Yesterday, in a used bookstore in Michigan, Linguist Friend and I found a copy of the Encyclopedia Britannica 11th edition. He had promised me one for a wedding present a year and a half ago and it has taken us this long to find one. Mine is the reduced edition (meaning the print is like 8 or 9 point) but has leather bindings. A few of the bindings will need work. It's not the most beautiful encyclopedia I've ever seen. But it still has articles written by Swinburne, Rossetti, and T. H. Huxley. I whipped out my cell and called Edie to consult. She said the price was reasonable and we should get it. So we did.
It is so freaking beautiful, kids. We're afraid to mail it, so it's actually going to stay here until this next time linguist friend visits me. (He likes to drive. I can't take it back this trip as I flew.)
I had wanted my own copy of this almost 100-year old encyclopedia for years and years and I finally have one. Some might argue that this is a little silly. As with anything else created before Mickey Mouse*, the 11th edition is public domain, and indeed, putting it online is a big project at Project Gutenberg. Soon everyone will have access to the 11th edition, though it will officially be called "the Project Gutenberg encyclopedia" as the people currently publishing the Encyclopedia Brittanica quite understandably don't want people getting confused and believing that their encyclopedia is available online for free.

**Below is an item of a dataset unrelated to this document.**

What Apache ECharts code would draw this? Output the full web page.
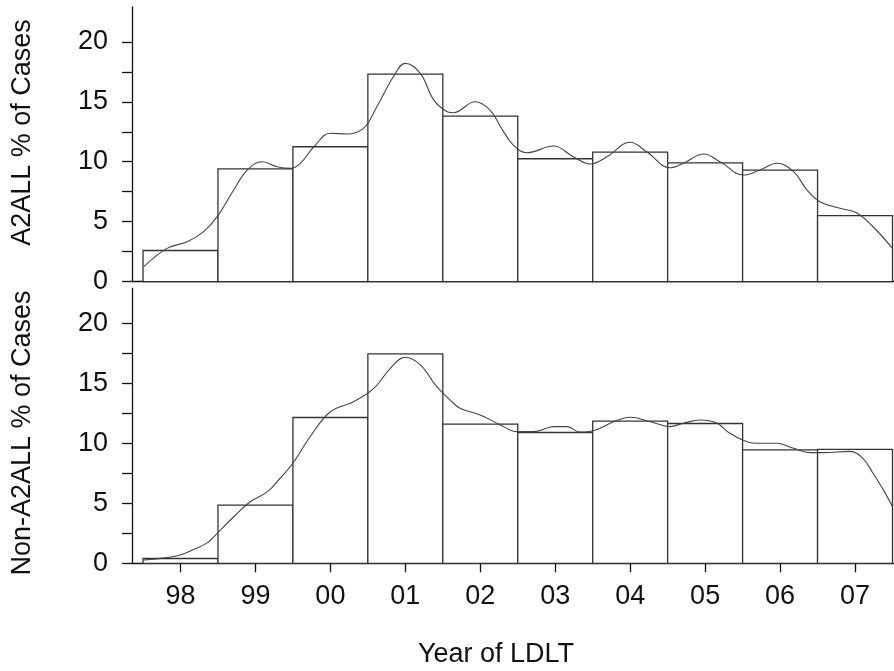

I don't care. I still love my copy.
CC
*Disney is the primary enthusiast for copyright restrictions and pays a lot of money to keep them coming. When congress lengthens the amount of time a copyright lasts, you can bet that Mickey Mouse was just about to become public domain.
2 comments:
No, no, I totally understand. I found a perfect Concord edition of Emerson's collected works at a little antique store in Frederick, Virginia, upstairs in a little box labelled "Emmerson." It was listed at $125 and after I had flipped reverently through each perfect book I went casually downstairs and asked the proprieter, "Could I take that Emerson collection for a hundred bucks" and she said, "Oh, sure" and after I did a secret dance of spastic happiness it was like transporting a PERSON getting them home. I tried not to drive too hard over bumps and everything.
Mazel tov on your encyclopedia!
CC,
You have found a real jewel.
My seminary history professor would speak of this edition of the Brittanica only in husehd tones. he called it the "Scholar's" editrion.